Dataset extract:
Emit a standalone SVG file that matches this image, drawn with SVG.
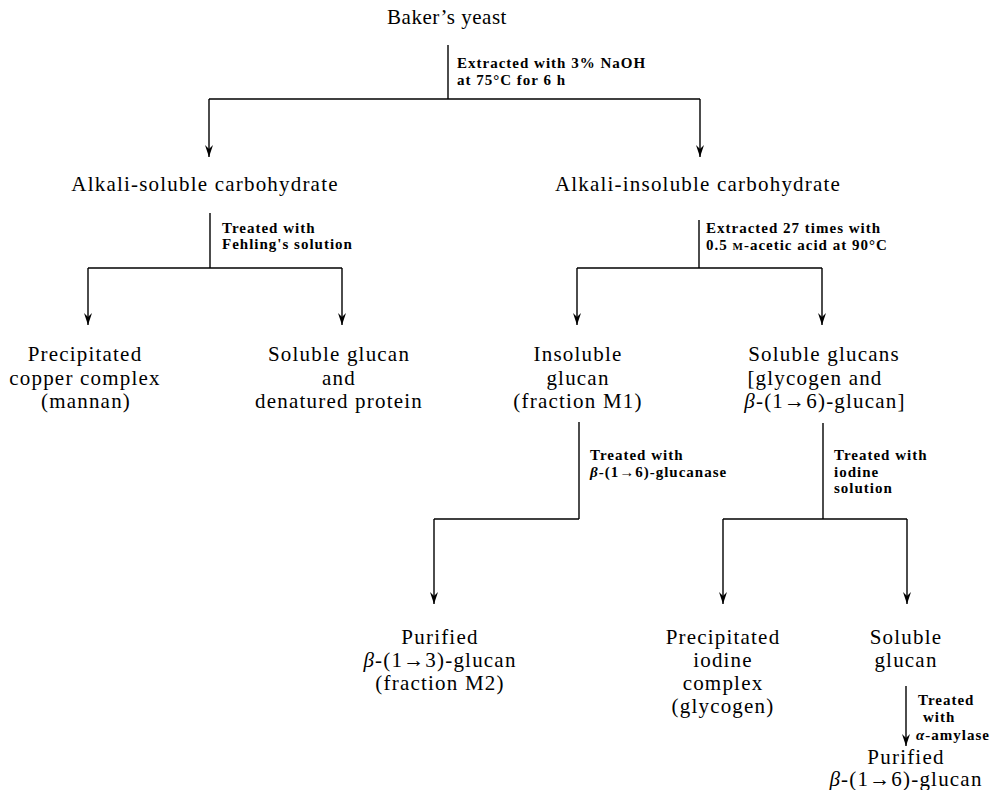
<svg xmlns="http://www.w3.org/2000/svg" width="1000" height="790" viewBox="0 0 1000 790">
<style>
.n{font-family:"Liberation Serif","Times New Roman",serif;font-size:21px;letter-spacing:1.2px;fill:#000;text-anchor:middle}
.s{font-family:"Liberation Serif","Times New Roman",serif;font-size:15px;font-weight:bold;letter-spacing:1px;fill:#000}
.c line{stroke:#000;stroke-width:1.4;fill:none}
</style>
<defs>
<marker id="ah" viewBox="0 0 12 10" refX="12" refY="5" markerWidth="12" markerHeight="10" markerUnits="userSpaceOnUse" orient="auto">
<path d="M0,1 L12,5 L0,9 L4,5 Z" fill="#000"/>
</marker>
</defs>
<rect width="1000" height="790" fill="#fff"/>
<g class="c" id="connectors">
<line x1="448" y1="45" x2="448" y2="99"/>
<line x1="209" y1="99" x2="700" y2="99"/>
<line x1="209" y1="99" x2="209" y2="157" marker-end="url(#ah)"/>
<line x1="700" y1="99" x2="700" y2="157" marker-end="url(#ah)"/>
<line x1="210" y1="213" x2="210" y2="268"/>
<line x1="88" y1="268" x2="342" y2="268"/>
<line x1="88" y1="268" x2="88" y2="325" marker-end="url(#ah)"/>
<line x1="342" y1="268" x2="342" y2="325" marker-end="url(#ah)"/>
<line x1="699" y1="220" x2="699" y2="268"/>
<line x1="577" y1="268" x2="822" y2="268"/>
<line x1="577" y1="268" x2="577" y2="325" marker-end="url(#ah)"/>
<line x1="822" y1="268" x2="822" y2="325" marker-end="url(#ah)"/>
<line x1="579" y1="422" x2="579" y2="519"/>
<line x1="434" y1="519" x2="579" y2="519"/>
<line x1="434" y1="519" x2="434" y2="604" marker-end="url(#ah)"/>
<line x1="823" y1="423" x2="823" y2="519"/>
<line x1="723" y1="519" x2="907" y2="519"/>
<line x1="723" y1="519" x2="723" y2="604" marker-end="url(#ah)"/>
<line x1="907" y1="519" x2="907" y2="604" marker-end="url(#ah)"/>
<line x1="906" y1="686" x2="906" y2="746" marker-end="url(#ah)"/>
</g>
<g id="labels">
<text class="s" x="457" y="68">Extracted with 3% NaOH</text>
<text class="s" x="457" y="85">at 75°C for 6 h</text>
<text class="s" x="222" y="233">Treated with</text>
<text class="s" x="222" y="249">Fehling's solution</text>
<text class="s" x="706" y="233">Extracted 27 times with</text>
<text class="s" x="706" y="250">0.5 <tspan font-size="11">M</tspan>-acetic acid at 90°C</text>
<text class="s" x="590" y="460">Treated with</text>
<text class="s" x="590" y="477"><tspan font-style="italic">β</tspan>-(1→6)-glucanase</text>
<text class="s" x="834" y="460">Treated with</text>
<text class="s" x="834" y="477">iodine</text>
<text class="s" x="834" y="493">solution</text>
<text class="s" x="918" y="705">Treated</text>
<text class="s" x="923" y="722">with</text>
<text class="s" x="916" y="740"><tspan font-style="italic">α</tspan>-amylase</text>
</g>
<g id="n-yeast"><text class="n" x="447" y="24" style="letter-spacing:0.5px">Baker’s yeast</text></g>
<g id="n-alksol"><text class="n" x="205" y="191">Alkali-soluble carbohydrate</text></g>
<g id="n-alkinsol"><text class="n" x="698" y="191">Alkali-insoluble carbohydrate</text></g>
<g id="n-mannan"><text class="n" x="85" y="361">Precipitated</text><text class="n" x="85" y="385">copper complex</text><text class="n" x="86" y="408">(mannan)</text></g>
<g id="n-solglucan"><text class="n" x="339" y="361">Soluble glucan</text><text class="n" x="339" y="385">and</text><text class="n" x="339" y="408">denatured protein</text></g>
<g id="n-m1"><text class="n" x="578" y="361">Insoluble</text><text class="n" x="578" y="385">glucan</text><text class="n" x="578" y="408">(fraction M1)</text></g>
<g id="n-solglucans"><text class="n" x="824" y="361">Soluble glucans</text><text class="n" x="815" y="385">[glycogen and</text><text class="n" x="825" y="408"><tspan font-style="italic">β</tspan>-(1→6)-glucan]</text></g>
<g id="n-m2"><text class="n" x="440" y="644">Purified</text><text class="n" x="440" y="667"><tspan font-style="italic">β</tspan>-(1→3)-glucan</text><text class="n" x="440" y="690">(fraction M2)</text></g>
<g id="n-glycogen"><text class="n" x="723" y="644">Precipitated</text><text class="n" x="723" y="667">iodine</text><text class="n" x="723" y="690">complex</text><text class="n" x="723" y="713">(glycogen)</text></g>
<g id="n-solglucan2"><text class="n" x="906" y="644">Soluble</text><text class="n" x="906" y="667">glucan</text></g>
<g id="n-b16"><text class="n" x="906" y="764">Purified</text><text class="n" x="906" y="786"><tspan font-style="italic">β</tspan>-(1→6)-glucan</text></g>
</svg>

Required task:
Images in the data above are to be skipped. Retype all other material exactly.

Exercise solution:
Emit a standalone SVG file that matches this image, drawn with SVG.
<svg xmlns="http://www.w3.org/2000/svg" width="1000" height="790" viewBox="0 0 1000 790">
<style>
.n{font-family:"Liberation Serif","Times New Roman",serif;font-size:21px;letter-spacing:1.2px;fill:#000;text-anchor:middle}
.s{font-family:"Liberation Serif","Times New Roman",serif;font-size:15px;font-weight:bold;letter-spacing:1px;fill:#000}
.c line{stroke:#000;stroke-width:1.4;fill:none}
</style>
<defs>
<marker id="ah" viewBox="0 0 12 10" refX="12" refY="5" markerWidth="12" markerHeight="10" markerUnits="userSpaceOnUse" orient="auto">
<path d="M0,1 L12,5 L0,9 L4,5 Z" fill="#000"/>
</marker>
</defs>
<rect width="1000" height="790" fill="#fff"/>
<g class="c" id="connectors">
<line x1="448" y1="45" x2="448" y2="99"/>
<line x1="209" y1="99" x2="700" y2="99"/>
<line x1="209" y1="99" x2="209" y2="157" marker-end="url(#ah)"/>
<line x1="700" y1="99" x2="700" y2="157" marker-end="url(#ah)"/>
<line x1="210" y1="213" x2="210" y2="268"/>
<line x1="88" y1="268" x2="342" y2="268"/>
<line x1="88" y1="268" x2="88" y2="325" marker-end="url(#ah)"/>
<line x1="342" y1="268" x2="342" y2="325" marker-end="url(#ah)"/>
<line x1="699" y1="220" x2="699" y2="268"/>
<line x1="577" y1="268" x2="822" y2="268"/>
<line x1="577" y1="268" x2="577" y2="325" marker-end="url(#ah)"/>
<line x1="822" y1="268" x2="822" y2="325" marker-end="url(#ah)"/>
<line x1="579" y1="422" x2="579" y2="519"/>
<line x1="434" y1="519" x2="579" y2="519"/>
<line x1="434" y1="519" x2="434" y2="604" marker-end="url(#ah)"/>
<line x1="823" y1="423" x2="823" y2="519"/>
<line x1="723" y1="519" x2="907" y2="519"/>
<line x1="723" y1="519" x2="723" y2="604" marker-end="url(#ah)"/>
<line x1="907" y1="519" x2="907" y2="604" marker-end="url(#ah)"/>
<line x1="906" y1="686" x2="906" y2="746" marker-end="url(#ah)"/>
</g>
<g id="labels">
<text class="s" x="457" y="68">Extracted with 3% NaOH</text>
<text class="s" x="457" y="85">at 75°C for 6 h</text>
<text class="s" x="222" y="233">Treated with</text>
<text class="s" x="222" y="249">Fehling's solution</text>
<text class="s" x="706" y="233">Extracted 27 times with</text>
<text class="s" x="706" y="250">0.5 <tspan font-size="11">M</tspan>-acetic acid at 90°C</text>
<text class="s" x="590" y="460">Treated with</text>
<text class="s" x="590" y="477"><tspan font-style="italic">β</tspan>-(1→6)-glucanase</text>
<text class="s" x="834" y="460">Treated with</text>
<text class="s" x="834" y="477">iodine</text>
<text class="s" x="834" y="493">solution</text>
<text class="s" x="918" y="705">Treated</text>
<text class="s" x="923" y="722">with</text>
<text class="s" x="916" y="740"><tspan font-style="italic">α</tspan>-amylase</text>
</g>
<g id="n-yeast"><text class="n" x="447" y="24" style="letter-spacing:0.5px">Baker’s yeast</text></g>
<g id="n-alksol"><text class="n" x="205" y="191">Alkali-soluble carbohydrate</text></g>
<g id="n-alkinsol"><text class="n" x="698" y="191">Alkali-insoluble carbohydrate</text></g>
<g id="n-mannan"><text class="n" x="85" y="361">Precipitated</text><text class="n" x="85" y="385">copper complex</text><text class="n" x="86" y="408">(mannan)</text></g>
<g id="n-solglucan"><text class="n" x="339" y="361">Soluble glucan</text><text class="n" x="339" y="385">and</text><text class="n" x="339" y="408">denatured protein</text></g>
<g id="n-m1"><text class="n" x="578" y="361">Insoluble</text><text class="n" x="578" y="385">glucan</text><text class="n" x="578" y="408">(fraction M1)</text></g>
<g id="n-solglucans"><text class="n" x="824" y="361">Soluble glucans</text><text class="n" x="815" y="385">[glycogen and</text><text class="n" x="825" y="408"><tspan font-style="italic">β</tspan>-(1→6)-glucan]</text></g>
<g id="n-m2"><text class="n" x="440" y="644">Purified</text><text class="n" x="440" y="667"><tspan font-style="italic">β</tspan>-(1→3)-glucan</text><text class="n" x="440" y="690">(fraction M2)</text></g>
<g id="n-glycogen"><text class="n" x="723" y="644">Precipitated</text><text class="n" x="723" y="667">iodine</text><text class="n" x="723" y="690">complex</text><text class="n" x="723" y="713">(glycogen)</text></g>
<g id="n-solglucan2"><text class="n" x="906" y="644">Soluble</text><text class="n" x="906" y="667">glucan</text></g>
<g id="n-b16"><text class="n" x="906" y="764">Purified</text><text class="n" x="906" y="786"><tspan font-style="italic">β</tspan>-(1→6)-glucan</text></g>
</svg>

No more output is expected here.